Unusual surface and solution behaviour of keratin polypeptides

Abstract

Keratins are filament proteins, but we report in this work that water-soluble keratin polypeptides hydrolyzed from wool could readily adsorb onto the surface of water and could thus be used as surface active biomaterials. Neutron reflection measurements with the help of deuterium labelling were used to determine the adsorbed amount and distribution of the polypeptide layers formed. It was found that the interfacial layers were comprised of two main regions, a dense top layer of 18–25 Å and a loose bottom layer of 25–30 Å. Half of the top dense layer was exposed to air with the remainder of the top layer and the diffuse bottom layer immersed in the aqueous solution.
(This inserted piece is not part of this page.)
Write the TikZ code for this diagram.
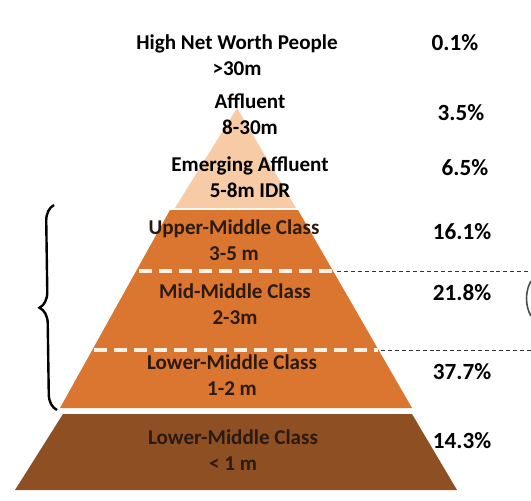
\documentclass[tikz,border=0pt]{standalone}
\usepackage{fontspec}
\setmainfont{Carlito}
\usetikzlibrary{decorations.pathreplacing}
\definecolor{peach}{HTML}{F6CBA6}
\definecolor{midorange}{HTML}{DA7630}
\definecolor{darkbrown}{HTML}{8E4F22}
\definecolor{inktext}{HTML}{2A1A10}

\begin{document}
\begin{tikzpicture}[
    x=0.75pt, y=-0.75pt,
    lbl/.style={align=center, font=\fontsize{15.8}{19.5}\selectfont\bfseries, text=black, inner sep=0pt},
    inlbl/.style={lbl, text=inktext},
    pct/.style={font=\fontsize{17.4}{20}\selectfont\bfseries, inner sep=0pt},
    split/.style={draw=white!90!orange, line width=2.6pt, dash pattern=on 9.5pt off 5.5pt},
    guide/.style={draw=black!80, line width=0.6pt, dash pattern=on 3pt off 2.2pt}
]
\useasboundingbox (0,0) rectangle (531,500);

% Pyramid bands (top to bottom)
\fill[peach] (237,108) -- (296,208) -- (175,208) -- cycle;
\fill[midorange] (170,210) -- (298,210) -- (412,408) -- (60,408) -- cycle;
\fill[darkbrown] (63,414) -- (412,414) -- (457,490) -- (15,490) -- cycle;

% Splits inside the middle band
\draw[split] (139,271) -- (333,271);
\draw[split] (94,350) -- (378,350);

% Guides to the right
\coordinate (G1a) at (337,271);
\coordinate (G1b) at (531,271);
\coordinate (G2a) at (381,350);
\coordinate (G2b) at (531,350);
\draw[guide] (G1a) -- (G1b);
\draw[guide] (G2a) -- (G2b);

% Cut-off bracket at the right edge
\draw[black!70, line width=1.2pt] (531,281) .. controls (525,291) and (525,306) .. (531,316);

% Brace over the middle class bands
\coordinate (Bbot) at (57,410);
\coordinate (Btop) at (54,205);
\draw[decorate, decoration={brace, amplitude=12pt}, line width=1.8pt] (Bbot) -- (Btop);

% Class labels
\node[lbl] (L1) at (237,55) {High Net Worth People\\>30m};
\node[lbl] (L2) at (250,114) {Affluent\\8-30m};
\node[lbl] (L3) at (250,177) {Emerging Affluent\\5-8m IDR};
\node[inlbl] (L4) at (234,240) {Upper-Middle Class\\3-5 m};
\node[inlbl] (L5) at (235,304) {Mid-Middle Class\\2-3m};
\node[inlbl] (L6) at (232,375) {Lower-Middle Class\\1-2 m};
\node[inlbl] (L7) at (233,450) {Lower-Middle Class\\< 1 m};

% Shares
\node[pct] (P1) at (455,43) {0.1\%};
\node[pct] (P2) at (461,113) {3.5\%};
\node[pct] (P3) at (465,168) {6.5\%};
\node[pct] (P4) at (462,232) {16.1\%};
\node[pct] (P5) at (462,293) {21.8\%};
\node[pct] (P6) at (462,372) {37.7\%};
\node[pct] (P7) at (462,441) {14.3\%};

\end{tikzpicture}
\end{document}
Both the volume fraction and the layer thickness increased with keratin solution concentration as did the adsorbed amount which was seen to plateau just above 2 mg m⁻² at approximately 0.1 g dm⁻³ (2.1 μM). Increase in [NaCl] led to reduced surface adsorption, accompanied with the thinning of the top layer. Cryo-TEM imaging revealed that the keratin aggregates had an ellipsoidal structure with radii ranging from 60 Å to 220 Å. The ellipsoidal shape was well supported by SANS, with the major radius of 140 Å and the minor radius of 60 Å. With increasing [NaCl], the ellipsoids became thinner but longer, a feature consistent with the observed trend from surface adsorbed layer. This unusual behaviour could be explained by the electrostatic screening effect. As the salt concentration increased, the polypeptide chains became stiffer and more readily aligned, resulting in thinner layers and longer aggregates.